> _Problem requirements_: Would you transcribe the listing that follows, character for character, and omit its images?

> _Available data_:

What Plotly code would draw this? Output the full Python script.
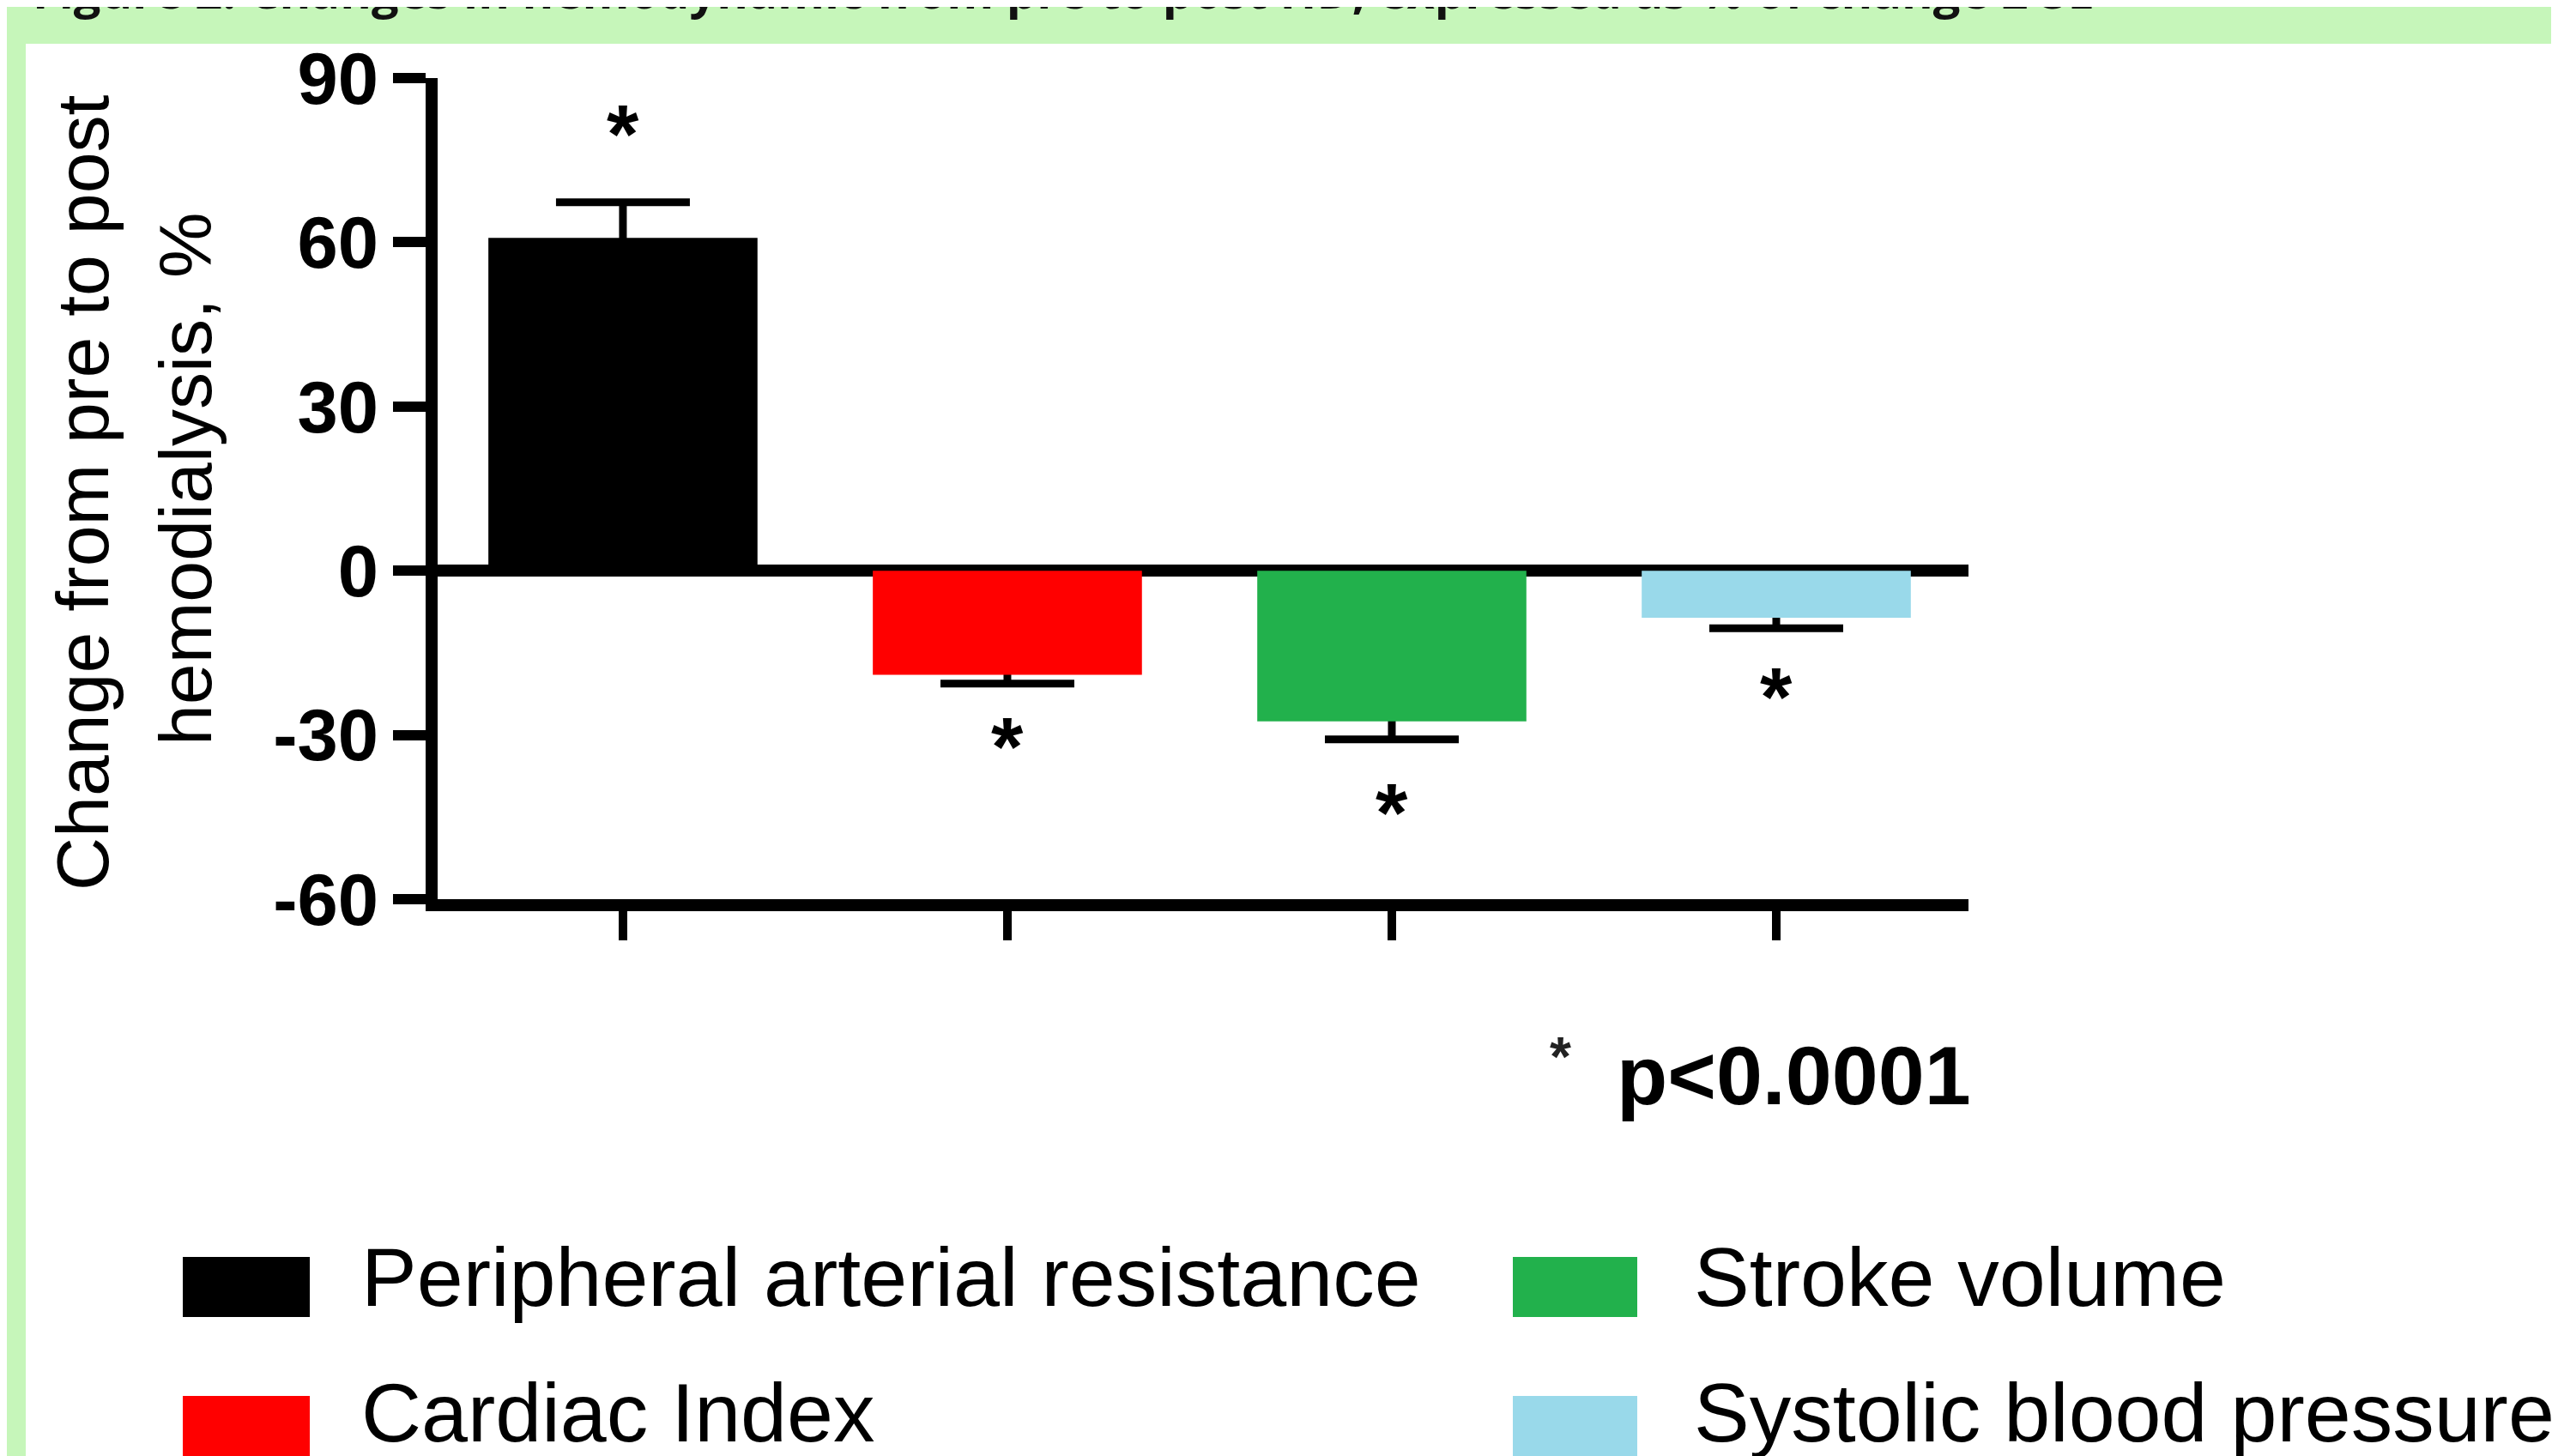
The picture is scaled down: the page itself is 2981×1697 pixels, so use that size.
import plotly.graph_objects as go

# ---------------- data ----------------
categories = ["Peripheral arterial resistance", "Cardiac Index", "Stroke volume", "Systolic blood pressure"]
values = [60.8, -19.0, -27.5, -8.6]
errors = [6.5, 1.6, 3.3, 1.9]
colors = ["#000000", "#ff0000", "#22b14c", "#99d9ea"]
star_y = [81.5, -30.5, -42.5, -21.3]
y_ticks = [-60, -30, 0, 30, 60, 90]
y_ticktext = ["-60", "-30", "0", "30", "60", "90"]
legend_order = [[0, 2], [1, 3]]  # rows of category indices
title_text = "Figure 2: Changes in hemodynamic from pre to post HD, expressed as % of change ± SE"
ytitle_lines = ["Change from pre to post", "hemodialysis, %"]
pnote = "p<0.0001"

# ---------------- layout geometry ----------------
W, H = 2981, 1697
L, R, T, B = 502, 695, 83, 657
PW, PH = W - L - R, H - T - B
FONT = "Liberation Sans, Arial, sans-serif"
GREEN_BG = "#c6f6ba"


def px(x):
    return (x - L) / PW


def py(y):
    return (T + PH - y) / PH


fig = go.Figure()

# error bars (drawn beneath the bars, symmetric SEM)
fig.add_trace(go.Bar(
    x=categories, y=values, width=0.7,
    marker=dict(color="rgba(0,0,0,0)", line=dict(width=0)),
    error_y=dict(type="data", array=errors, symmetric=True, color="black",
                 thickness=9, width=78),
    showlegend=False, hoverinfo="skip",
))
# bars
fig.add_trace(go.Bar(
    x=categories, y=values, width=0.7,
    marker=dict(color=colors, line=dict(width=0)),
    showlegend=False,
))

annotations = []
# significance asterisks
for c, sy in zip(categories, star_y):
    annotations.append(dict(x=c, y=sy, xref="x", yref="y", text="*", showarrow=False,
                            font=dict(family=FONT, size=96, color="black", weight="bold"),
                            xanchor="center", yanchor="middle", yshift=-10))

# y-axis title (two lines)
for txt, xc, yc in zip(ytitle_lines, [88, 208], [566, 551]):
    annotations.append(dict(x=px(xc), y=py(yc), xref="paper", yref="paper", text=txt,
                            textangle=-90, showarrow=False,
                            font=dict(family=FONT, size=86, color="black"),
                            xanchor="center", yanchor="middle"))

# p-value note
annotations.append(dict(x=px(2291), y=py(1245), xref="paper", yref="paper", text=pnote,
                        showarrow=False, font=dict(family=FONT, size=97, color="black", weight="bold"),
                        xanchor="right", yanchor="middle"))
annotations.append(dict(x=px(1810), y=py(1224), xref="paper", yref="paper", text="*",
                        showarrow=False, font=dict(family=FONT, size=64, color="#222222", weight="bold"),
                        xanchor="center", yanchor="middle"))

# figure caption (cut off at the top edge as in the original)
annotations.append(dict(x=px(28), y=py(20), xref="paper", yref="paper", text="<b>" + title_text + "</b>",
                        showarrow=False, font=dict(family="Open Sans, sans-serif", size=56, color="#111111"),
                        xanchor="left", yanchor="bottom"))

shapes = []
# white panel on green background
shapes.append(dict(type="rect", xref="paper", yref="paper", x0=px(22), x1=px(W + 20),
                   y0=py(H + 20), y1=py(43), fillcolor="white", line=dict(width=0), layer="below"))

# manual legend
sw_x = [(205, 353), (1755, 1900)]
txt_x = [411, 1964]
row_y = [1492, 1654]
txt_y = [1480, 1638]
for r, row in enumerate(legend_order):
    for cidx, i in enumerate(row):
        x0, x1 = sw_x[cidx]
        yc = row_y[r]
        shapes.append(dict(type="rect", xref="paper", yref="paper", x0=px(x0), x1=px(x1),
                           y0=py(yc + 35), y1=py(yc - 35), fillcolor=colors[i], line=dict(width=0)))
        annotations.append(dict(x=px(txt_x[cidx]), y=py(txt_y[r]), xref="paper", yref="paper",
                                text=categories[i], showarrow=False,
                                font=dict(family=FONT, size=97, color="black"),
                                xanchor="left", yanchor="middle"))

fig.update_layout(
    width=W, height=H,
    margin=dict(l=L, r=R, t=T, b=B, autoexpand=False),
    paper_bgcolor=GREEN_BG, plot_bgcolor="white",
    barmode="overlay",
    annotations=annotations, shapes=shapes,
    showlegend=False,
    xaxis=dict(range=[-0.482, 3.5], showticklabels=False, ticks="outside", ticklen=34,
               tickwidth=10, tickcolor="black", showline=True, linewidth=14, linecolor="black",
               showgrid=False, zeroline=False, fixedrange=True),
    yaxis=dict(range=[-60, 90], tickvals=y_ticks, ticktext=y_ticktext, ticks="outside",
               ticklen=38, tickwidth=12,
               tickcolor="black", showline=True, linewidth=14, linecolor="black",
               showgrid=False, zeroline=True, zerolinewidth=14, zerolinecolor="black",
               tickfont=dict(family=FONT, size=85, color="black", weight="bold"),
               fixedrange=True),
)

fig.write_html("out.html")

> _Answer below_:
What Plotly code would draw this? Output the full Python script.
The picture is scaled down: the page itself is 2981×1697 pixels, so use that size.
import plotly.graph_objects as go

# ---------------- data ----------------
categories = ["Peripheral arterial resistance", "Cardiac Index", "Stroke volume", "Systolic blood pressure"]
values = [60.8, -19.0, -27.5, -8.6]
errors = [6.5, 1.6, 3.3, 1.9]
colors = ["#000000", "#ff0000", "#22b14c", "#99d9ea"]
star_y = [81.5, -30.5, -42.5, -21.3]
y_ticks = [-60, -30, 0, 30, 60, 90]
y_ticktext = ["-60", "-30", "0", "30", "60", "90"]
legend_order = [[0, 2], [1, 3]]  # rows of category indices
title_text = "Figure 2: Changes in hemodynamic from pre to post HD, expressed as % of change ± SE"
ytitle_lines = ["Change from pre to post", "hemodialysis, %"]
pnote = "p<0.0001"

# ---------------- layout geometry ----------------
W, H = 2981, 1697
L, R, T, B = 502, 695, 83, 657
PW, PH = W - L - R, H - T - B
FONT = "Liberation Sans, Arial, sans-serif"
GREEN_BG = "#c6f6ba"


def px(x):
    return (x - L) / PW


def py(y):
    return (T + PH - y) / PH


fig = go.Figure()

# error bars (drawn beneath the bars, symmetric SEM)
fig.add_trace(go.Bar(
    x=categories, y=values, width=0.7,
    marker=dict(color="rgba(0,0,0,0)", line=dict(width=0)),
    error_y=dict(type="data", array=errors, symmetric=True, color="black",
                 thickness=9, width=78),
    showlegend=False, hoverinfo="skip",
))
# bars
fig.add_trace(go.Bar(
    x=categories, y=values, width=0.7,
    marker=dict(color=colors, line=dict(width=0)),
    showlegend=False,
))

annotations = []
# significance asterisks
for c, sy in zip(categories, star_y):
    annotations.append(dict(x=c, y=sy, xref="x", yref="y", text="*", showarrow=False,
                            font=dict(family=FONT, size=96, color="black", weight="bold"),
                            xanchor="center", yanchor="middle", yshift=-10))

# y-axis title (two lines)
for txt, xc, yc in zip(ytitle_lines, [88, 208], [566, 551]):
    annotations.append(dict(x=px(xc), y=py(yc), xref="paper", yref="paper", text=txt,
                            textangle=-90, showarrow=False,
                            font=dict(family=FONT, size=86, color="black"),
                            xanchor="center", yanchor="middle"))

# p-value note
annotations.append(dict(x=px(2291), y=py(1245), xref="paper", yref="paper", text=pnote,
                        showarrow=False, font=dict(family=FONT, size=97, color="black", weight="bold"),
                        xanchor="right", yanchor="middle"))
annotations.append(dict(x=px(1810), y=py(1224), xref="paper", yref="paper", text="*",
                        showarrow=False, font=dict(family=FONT, size=64, color="#222222", weight="bold"),
                        xanchor="center", yanchor="middle"))

# figure caption (cut off at the top edge as in the original)
annotations.append(dict(x=px(28), y=py(20), xref="paper", yref="paper", text="<b>" + title_text + "</b>",
                        showarrow=False, font=dict(family="Open Sans, sans-serif", size=56, color="#111111"),
                        xanchor="left", yanchor="bottom"))

shapes = []
# white panel on green background
shapes.append(dict(type="rect", xref="paper", yref="paper", x0=px(22), x1=px(W + 20),
                   y0=py(H + 20), y1=py(43), fillcolor="white", line=dict(width=0), layer="below"))

# manual legend
sw_x = [(205, 353), (1755, 1900)]
txt_x = [411, 1964]
row_y = [1492, 1654]
txt_y = [1480, 1638]
for r, row in enumerate(legend_order):
    for cidx, i in enumerate(row):
        x0, x1 = sw_x[cidx]
        yc = row_y[r]
        shapes.append(dict(type="rect", xref="paper", yref="paper", x0=px(x0), x1=px(x1),
                           y0=py(yc + 35), y1=py(yc - 35), fillcolor=colors[i], line=dict(width=0)))
        annotations.append(dict(x=px(txt_x[cidx]), y=py(txt_y[r]), xref="paper", yref="paper",
                                text=categories[i], showarrow=False,
                                font=dict(family=FONT, size=97, color="black"),
                                xanchor="left", yanchor="middle"))

fig.update_layout(
    width=W, height=H,
    margin=dict(l=L, r=R, t=T, b=B, autoexpand=False),
    paper_bgcolor=GREEN_BG, plot_bgcolor="white",
    barmode="overlay",
    annotations=annotations, shapes=shapes,
    showlegend=False,
    xaxis=dict(range=[-0.482, 3.5], showticklabels=False, ticks="outside", ticklen=34,
               tickwidth=10, tickcolor="black", showline=True, linewidth=14, linecolor="black",
               showgrid=False, zeroline=False, fixedrange=True),
    yaxis=dict(range=[-60, 90], tickvals=y_ticks, ticktext=y_ticktext, ticks="outside",
               ticklen=38, tickwidth=12,
               tickcolor="black", showline=True, linewidth=14, linecolor="black",
               showgrid=False, zeroline=True, zerolinewidth=14, zerolinecolor="black",
               tickfont=dict(family=FONT, size=85, color="black", weight="bold"),
               fixedrange=True),
)

fig.write_html("out.html")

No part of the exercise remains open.